Frequently Asked Questions

Who does what?

The blood drive coordinator develops the strategy, makes the assignments and guides the process along with the assistance of a Blood Centers of the Pacific Account Representative. Many successful blood drive coordinators form a committee of peers to assist them.

How many appointments do I need for my blood drive?

Your Account Representative will meet with you and set realistic, attainable goals based on factors such as the group size, working environment, recruitment strategies and past history.

What is the average number of appointments for most blood drives?

Appointments vary from drive to drive but on average, you should look to get a minimum of 10 percent of your group to sign up.

Ten percent doesn't sound like a lot, will it really make a difference?

Yes! If you work at a company with 500 employees, that’s 50 people donating blood and that translates to 150 patients who’ll be helped by those donations!

Does that mean each donation of blood helps three patients?

Yes, after a unit (about a pint) of whole blood is donated, the blood is separated into its components (red cells, platelets and plasma) and each component can go to a different patient.

What is the best way to recruit donors?

Have a recruitment committee working together to gather appointments, many organizations have created Blood Drive teams. Existing Safety/Disaster committees, Community Service committees, Youth groups, etc, are excellent resources to tap into.
Remember, the key is one-on-one recruitment. Email, newsletters, voicemail and flyers are good reminders but can’t provide the kind of motivations that face-to-face recruitment has.

What if people say they’ll donate, but don’t want to sign up?

Let them know appointments are preferred. In most cases, we are able to accept walk-ins if there are appointment openings, or if a donor did not show for their appointment time. Wait times could be longer for walk-in donors as donors with appointments have priority.

After I’ve filled my sign up slots, should I still continue to encourage people to participate and to sign up?

Yes. Let your Account Representative know when you’ve filled your appointment slots. If possible, he/she will request additional staff to accommodate additional people. Keeping in contact with your representative will guarantee a successful blood drive.

What kind of services should I expect to get from my Account Representative?
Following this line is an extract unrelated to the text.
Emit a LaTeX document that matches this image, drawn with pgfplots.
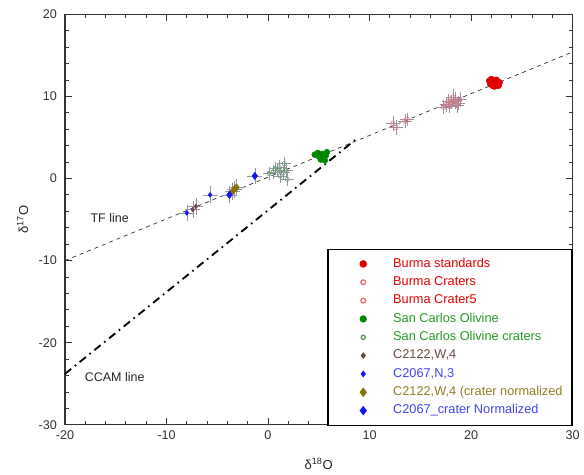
\documentclass[border=0pt]{standalone}
\usepackage{fontspec}
\setmainfont{Liberation Sans}
\usepackage{pgfplots}
\pgfplotsset{compat=1.18}

\definecolor{brred}{RGB}{225,0,0}
\definecolor{brcrater}{RGB}{235,110,110}
\definecolor{scgreen}{RGB}{0,135,0}
\definecolor{sccrater}{RGB}{95,155,95}
\definecolor{cbrown}{RGB}{105,75,65}
\definecolor{cblue}{RGB}{20,20,245}
\definecolor{colive}{RGB}{135,112,10}
\definecolor{ebar}{RGB}{150,150,165}

\begin{document}
\begin{tikzpicture}
\begin{axis}[
    scale only axis,
    width=382pt, height=309pt,
    xmin=-20, xmax=30, ymin=-30, ymax=20,
    xtick={-20,-10,...,30}, ytick={-30,-20,...,20},
    minor x tick num=4, minor y tick num=4,
    tick align=inside,
    major tick length=5pt, minor tick length=3pt,
    axis line style={line width=0.8pt, black!80},
    tick style={black!80, line width=0.6pt},
    clip mode=individual,
    /pgf/number format/assume math mode=true,
    tick label style={font=\fontsize{9.5}{11}\selectfont, text=black!80},
    yticklabel style={xshift=-2.5pt},
    xticklabel style={yshift=-1pt},
    label style={font=\fontsize{9.8}{11}\selectfont, text=black!85},
    xlabel={δ\textsuperscript{18}O},
    ylabel={δ\textsuperscript{17}O},
    xlabel style={yshift=-7pt},
    ylabel style={yshift=1pt},
    error bars/error bar style={ebar, line width=0.4pt},
    error bars/error mark options={ebar, mark size=2.6pt, line width=0.4pt},
    legend image code/.code={\path (0pt,0pt) (31pt,0pt);
        \draw[mark repeat=2, mark phase=2, #1]
        plot coordinates {(11pt,0pt) (21pt,0pt) (31pt,0pt)};},
    legend cell align=left,
    legend style={at={(1,-0.003)}, anchor=south east, draw=black, line width=1pt,
        fill=white, inner xsep=5pt, inner ysep=5pt, row sep=1.6pt,
        font=\fontsize{9.6}{11}\selectfont,
        nodes={inner xsep=2pt, inner ysep=1.5pt, text height=7pt, text depth=2.2pt},
        /tikz/every odd column/.append style={column sep=10pt}},
]

% TF line and CCAM line
\addplot[forget plot, black!85, line width=0.5pt, dash pattern=on 3pt off 3pt]
    coordinates {(-20,-10.0) (30,15.4)};
\addplot[forget plot, black, line width=1.4pt, dash pattern=on 6pt off 3.5pt on 1.2pt off 3.5pt]
    coordinates {(-20,-23.8) (8.7,4.8)};
\node[font=\fontsize{9.4}{11}\selectfont, text=black!85] at (axis cs:-15.6,-4.8) {TF line};
\node[font=\fontsize{9.4}{11}\selectfont, text=black!85] at (axis cs:-15.1,-24.2) {CCAM line};
% white margins around the axis, as in the reference
\node[anchor=south, inner sep=0pt, minimum height=10.5pt, minimum width=1pt] at (rel axis cs:0.5,1) {};
\node[anchor=north, inner sep=0pt, minimum height=37.5pt, minimum width=1pt] at (rel axis cs:0.5,0) {};
\node[anchor=east, inner sep=0pt, minimum width=48.7pt, minimum height=1pt] at (rel axis cs:0,0.5) {};
\node[anchor=west, inner sep=0pt, minimum width=7.5pt, minimum height=1pt] at (rel axis cs:1,0.5) {};

% Burma standards
\addplot[only marks, mark=*, mark size=2.3pt, color=brred] coordinates {
    (21.8,11.9) (22.0,12.1) (22.2,11.6) (22.4,11.9) (22.6,11.5) (22.1,11.3)
    (22.8,11.7) (21.9,11.5) (22.5,12.0) (22.3,11.2) (22.7,11.3) (22.0,11.8)
};
\addlegendentry{\textcolor{red!90!black}{Burma standards}}

% Burma Craters
\addplot[only marks, mark=o, mark size=1.8pt, color=brcrater, mark options={fill=brred!75}, error bars/.cd, x dir=both, y dir=both, x explicit, y explicit] coordinates {
    (17.3,8.7) +- (0.35,0.45)
    (17.6,9.0) +- (0.35,0.45)
    (17.9,8.8) +- (0.35,0.45)
    (18.1,9.3) +- (0.35,0.45)
    (18.4,9.5) +- (0.35,0.6)
    (18.7,9.2) +- (0.35,0.45)
    (18.2,9.9) +- (0.35,0.6)
    (18.9,9.6) +- (0.35,0.45)
    (17.8,9.4) +- (0.35,0.45)
    (12.3,6.7) +- (0.35,0.45)
    (12.6,6.2) +- (0.35,0.45)
    (13.5,7.0) +- (0.35,0.4)
    (13.7,7.2) +- (0.35,0.4)
};
\addlegendentry{\textcolor{red!90!black}{Burma Craters}}

% Burma Crater5
\addplot[only marks, mark=o, mark size=1.8pt, color=brcrater, error bars/.cd, x dir=both, y dir=both, x explicit, y explicit] coordinates {
    (18.6,8.9) +- (0.35,0.45)
};
\addlegendentry{\textcolor{red!90!black}{Burma Crater5}}

% San Carlos Olivine
\addplot[only marks, mark=*, mark size=2.2pt, color=scgreen] coordinates {
    (4.6,2.9) (5.0,2.7) (5.3,3.0) (5.5,2.5) (5.7,2.8) (5.2,2.3)
    (5.6,2.2) (4.9,3.1) (5.8,3.2)
};
\addlegendentry{\textcolor{scgreen!85!white}{San Carlos Olivine}}

% San Carlos Olivine craters
\addplot[only marks, mark=o, mark size=1.6pt, color=sccrater, error bars/.cd, x dir=both, y dir=both, x explicit, y explicit] coordinates {
    (0.1,0.6) +- (0.3,0.4)
    (0.5,0.8) +- (0.3,0.4)
    (0.9,1.0) +- (0.3,0.4)
    (1.1,1.4) +- (0.3,0.4)
    (1.6,1.8) +- (0.3,0.4)
    (1.8,1.0) +- (0.3,0.4)
    (1.2,0.3) +- (0.3,0.4)
    (1.9,-0.1) +- (0.3,0.4)
    (0.7,1.2) +- (0.3,0.4)
    (1.5,0.7) +- (0.3,0.4)
};
\addlegendentry{\textcolor{scgreen!85!white}{San Carlos Olivine craters}}

% C2122,W,4
\addplot[only marks, mark=diamond*, mark size=1.8pt, color=cbrown, error bars/.cd, x dir=both, y dir=both, x explicit, y explicit] coordinates {
    (-7.4,-3.8) +- (0.4,0.6)
    (-7.1,-3.4) +- (0.4,0.6)
};
\addlegendentry{\textcolor{cbrown}{C2122,W,4}}

% C2067,N,3
\addplot[only marks, mark=diamond*, mark size=1.8pt, color=cblue, error bars/.cd, x dir=both, y dir=both, x explicit, y explicit] coordinates {
    (-8.0,-4.2) +- (0.4,0.6)
    (-5.7,-2.0) +- (0.4,0.6)
};
\addlegendentry{\textcolor{cblue!80!white}{C2067,N,3}}

% C2122,W,4 (crater normalized)
\addplot[only marks, mark=diamond*, mark size=2.8pt, color=colive, error bars/.cd, x dir=both, y dir=both, x explicit, y explicit] coordinates {
    (-3.1,-1.1) +- (0.4,0.6)
    (-3.5,-1.6) +- (0.4,0.6)
    (-3.3,-1.3) +- (0.4,0.6)
};
\addlegendentry{\textcolor{colive!90!white}{C2122,W,4 (crater normalized}}

% C2067_crater Normalized
\addplot[only marks, mark=diamond*, mark size=2.8pt, color=cblue, error bars/.cd, x dir=both, y dir=both, x explicit, y explicit] coordinates {
    (-3.8,-2.0) +- (0.4,0.6)
    (-1.3,0.3) +- (0.4,0.6)
};
\addlegendentry{\textcolor{cblue!80!white}{C2067\_crater Normalized}}

\end{axis}
\end{tikzpicture}
\end{document}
Your Account Representative will help you develop a recruitment strategy and review essential details and important deadlines. He/she will also provide you with promotional material for recruitment. In addition, your representative will make himself/herself available for educational and kick-off presentations to recruitment committees or staff as needed. Be sure to include your representative as much as possible in your plans, as he/she is there to help make your blood drive a success. Again, communication is very important from beginning to end.

Is it up to me to find out if potential donors are eligible to donate?

No, but you should be familiar with the basic eligibility criteria (minimum age, minimum weight, etc.), so that people can have an idea of whether they can donate. Click HERE for eligibility requirements.

Is it okay if I get a little creative in coordinating my blood drive (i.e. coming up with contests, decorating the room, etc.)?

Absolutely! We encourage you to be as creative as possible and to have fun with this! If it’s fun for you, it’ll likely be fun for your co-workers to participate!

What if people are afraid that giving blood will be painful?

Donors, at most may experience a slight pinch when the needle is inserted.

What if people are concerned about the safety of giving blood?

Assure them donating blood is safe. All the collection equipment is sterile, single-use and safely discarded after each donation. You cannot get HIV/AIDS or any other disease by donating blood.